• **Dataset section**
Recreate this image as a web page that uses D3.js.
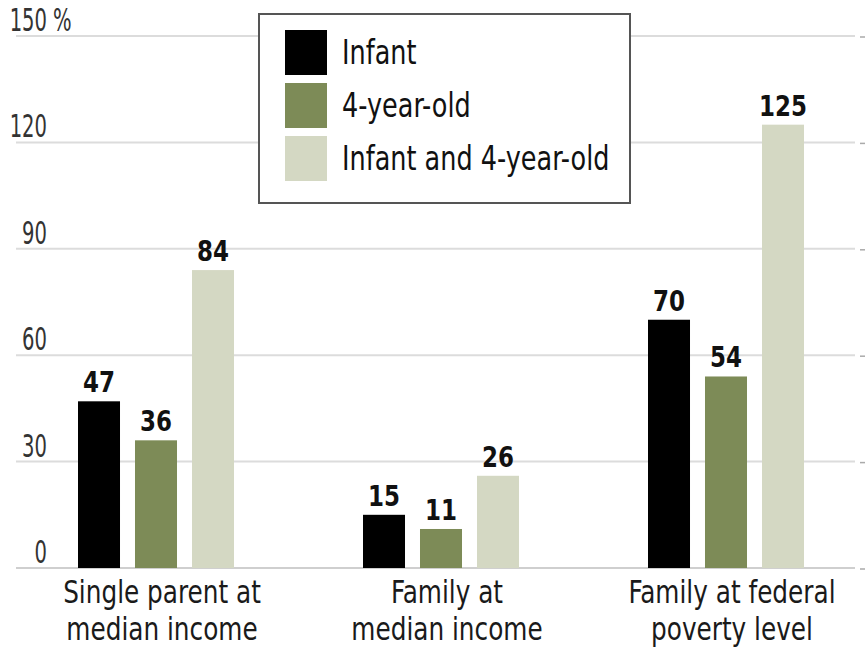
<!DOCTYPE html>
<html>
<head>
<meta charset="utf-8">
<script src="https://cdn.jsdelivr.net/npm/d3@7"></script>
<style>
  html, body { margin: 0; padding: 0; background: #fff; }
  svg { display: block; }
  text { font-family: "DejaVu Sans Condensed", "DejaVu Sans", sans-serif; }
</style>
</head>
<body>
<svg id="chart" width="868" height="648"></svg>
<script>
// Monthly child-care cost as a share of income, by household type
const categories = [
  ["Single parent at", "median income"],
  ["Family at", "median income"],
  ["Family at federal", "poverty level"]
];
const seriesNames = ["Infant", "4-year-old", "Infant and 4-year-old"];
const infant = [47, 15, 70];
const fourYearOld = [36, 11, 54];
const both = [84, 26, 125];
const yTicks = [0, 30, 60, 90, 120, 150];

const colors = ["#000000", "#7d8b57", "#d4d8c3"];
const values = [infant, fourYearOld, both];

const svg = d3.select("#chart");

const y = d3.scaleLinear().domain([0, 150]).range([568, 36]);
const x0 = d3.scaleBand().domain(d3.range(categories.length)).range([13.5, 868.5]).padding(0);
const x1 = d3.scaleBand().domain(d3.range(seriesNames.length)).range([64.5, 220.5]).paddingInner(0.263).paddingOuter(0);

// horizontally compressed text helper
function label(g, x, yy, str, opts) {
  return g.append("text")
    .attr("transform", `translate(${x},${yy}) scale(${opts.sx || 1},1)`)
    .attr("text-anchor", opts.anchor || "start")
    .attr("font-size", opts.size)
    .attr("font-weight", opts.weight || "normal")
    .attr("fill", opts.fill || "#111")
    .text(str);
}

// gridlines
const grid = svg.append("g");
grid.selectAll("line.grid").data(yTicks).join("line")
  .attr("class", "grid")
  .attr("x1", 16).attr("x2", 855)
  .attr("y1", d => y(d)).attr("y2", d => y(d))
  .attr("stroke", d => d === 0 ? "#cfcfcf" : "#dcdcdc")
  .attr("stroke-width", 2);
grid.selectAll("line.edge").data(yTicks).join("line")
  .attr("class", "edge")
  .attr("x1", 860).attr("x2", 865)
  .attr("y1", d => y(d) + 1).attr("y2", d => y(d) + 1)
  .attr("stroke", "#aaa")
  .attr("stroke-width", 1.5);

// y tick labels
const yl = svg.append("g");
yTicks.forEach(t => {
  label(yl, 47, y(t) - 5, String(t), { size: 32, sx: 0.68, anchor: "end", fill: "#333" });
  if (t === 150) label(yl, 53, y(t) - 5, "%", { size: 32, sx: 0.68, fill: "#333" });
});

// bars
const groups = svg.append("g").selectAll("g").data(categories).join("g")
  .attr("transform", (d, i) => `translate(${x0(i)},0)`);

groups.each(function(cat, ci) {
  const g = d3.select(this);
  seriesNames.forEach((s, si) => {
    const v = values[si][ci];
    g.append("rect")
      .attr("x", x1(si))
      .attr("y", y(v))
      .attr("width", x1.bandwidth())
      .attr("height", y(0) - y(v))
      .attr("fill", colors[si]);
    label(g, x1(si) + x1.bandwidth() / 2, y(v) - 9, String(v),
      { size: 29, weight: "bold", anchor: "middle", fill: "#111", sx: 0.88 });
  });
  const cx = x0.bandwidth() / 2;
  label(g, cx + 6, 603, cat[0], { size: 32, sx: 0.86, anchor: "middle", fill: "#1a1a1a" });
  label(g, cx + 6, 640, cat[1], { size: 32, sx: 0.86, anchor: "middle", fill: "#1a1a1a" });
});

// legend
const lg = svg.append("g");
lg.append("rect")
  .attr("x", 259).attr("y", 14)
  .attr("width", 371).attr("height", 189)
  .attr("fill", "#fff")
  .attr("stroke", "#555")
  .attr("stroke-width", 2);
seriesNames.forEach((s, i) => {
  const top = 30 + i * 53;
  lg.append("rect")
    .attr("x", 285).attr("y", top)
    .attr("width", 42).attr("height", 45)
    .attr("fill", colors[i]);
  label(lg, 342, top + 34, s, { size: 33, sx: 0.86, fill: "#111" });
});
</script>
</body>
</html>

• **What you have to do**
Your task is to return the lines above, from the first one up to and including the line containing "const yTicks = [0, 30, 60, 90, 120, 150];", minus any pictures.

• **Task response**
Recreate this image as a web page that uses D3.js.
<!DOCTYPE html>
<html>
<head>
<meta charset="utf-8">
<script src="https://cdn.jsdelivr.net/npm/d3@7"></script>
<style>
  html, body { margin: 0; padding: 0; background: #fff; }
  svg { display: block; }
  text { font-family: "DejaVu Sans Condensed", "DejaVu Sans", sans-serif; }
</style>
</head>
<body>
<svg id="chart" width="868" height="648"></svg>
<script>
// Monthly child-care cost as a share of income, by household type
const categories = [
  ["Single parent at", "median income"],
  ["Family at", "median income"],
  ["Family at federal", "poverty level"]
];
const seriesNames = ["Infant", "4-year-old", "Infant and 4-year-old"];
const infant = [47, 15, 70];
const fourYearOld = [36, 11, 54];
const both = [84, 26, 125];
const yTicks = [0, 30, 60, 90, 120, 150];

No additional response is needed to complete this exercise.